Hace pocos días, la Universidad española Rey Juan Carlos otorgó el doctorado honoris causa a Juan Luis Cebrián, presidente del diario El País y Académico de la Lengua.
En su discurso, el homenajeado dijo que el avance tecnológico ha facilitado o, al menos, contribuido a muchas de las más importantes reformas sociales. Sugirió que el “siglo XXI debe ser capaz de recuperar el humanismo como condición básica del progreso social y económico”. En tono admonitorio, añadió que la tecnología no es la culpable de la degradación ambiental, ni de la deshumanización social ni de la desfiguración de la opinión pública, sino “los líderes sociales, incapaces de cohonestar el desarrollo científico y el crecimiento económico con las exigencias de una moral basada en el consenso democrático”.
Las palabras de Cebrián coinciden, en su esencia, con la advertencia que hace poco formulara el doctor Rodrigo Borja quien, al referirse a las gestiones para conferir institucionalidad a la actividad política, afirmó que es indispensable que la política vuelva a estar regida por el respeto a la ética y a la ley.

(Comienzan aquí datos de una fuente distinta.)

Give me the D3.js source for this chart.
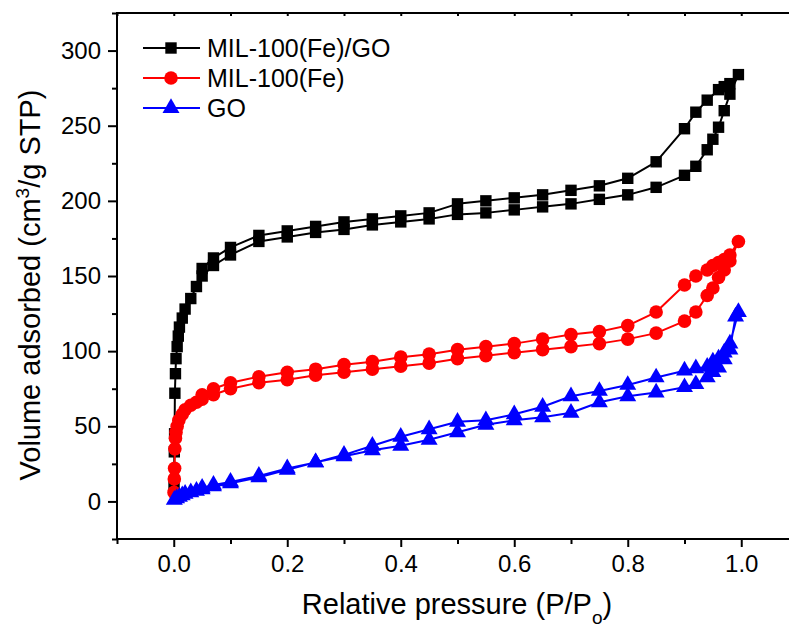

Las relaciones entre la política y la ética han variado en el curso de los años. No son pocos los que consideran que la ética se aplica únicamente al comportamiento individual. La política, en cambio, concebida como la administración del poder, es juzgada según su eficacia. Por eso hay partidos o líderes que miden la bondad del Gobierno según las obras que realiza. Maquiavelo ha sido considerado como el abanderado de esta doctrina. Para quienes así piensan, lo políticamente correcto no tiene que ser necesariamente éticamente correcto.

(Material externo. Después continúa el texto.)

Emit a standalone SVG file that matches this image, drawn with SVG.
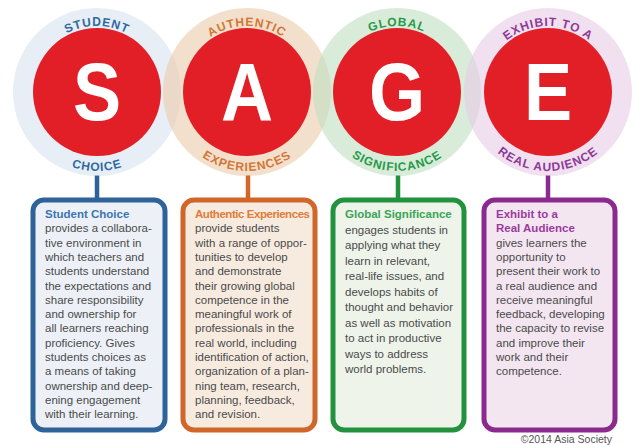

Desde hace algunos años he venido sosteniendo que el siglo XXI vería renacer al humanismo en el mundo. La adhesión cada vez más generalizada a la teoría de los derechos humanos así lo permite prever, a pesar de las brutales transgresiones que contradicen tal tendencia. Hay que superar los escepticismos.
Sigo creyendo que la humanidad camina hacia referentes intemporales para orientar la acción del Estado y asegurar que las sociedades políticas, al tiempo que aseguren su propia preservación, contribuyan al cambio que se necesita.
Francia organizó, hace un par de años, un debate sobre la enseñanza de la ética en colegios y escuelas, que se convirtió en una discusión sobre los valores esenciales que la pedagogía debería propiciar: dignidad, libertad, igualdad, pero también solidaridad y justicia. Se habló, entonces, de la “enseñanza moral y cívica”, que atribuye al ciudadano “obligaciones interiores” para que actúe libremente y no por temor al gendarme.
El verdadero humanismo surgirá como resultado de una educación que ponga énfasis en los valores permanentes, en el balance entre derechos y deberes, que confiera una base moral a la política.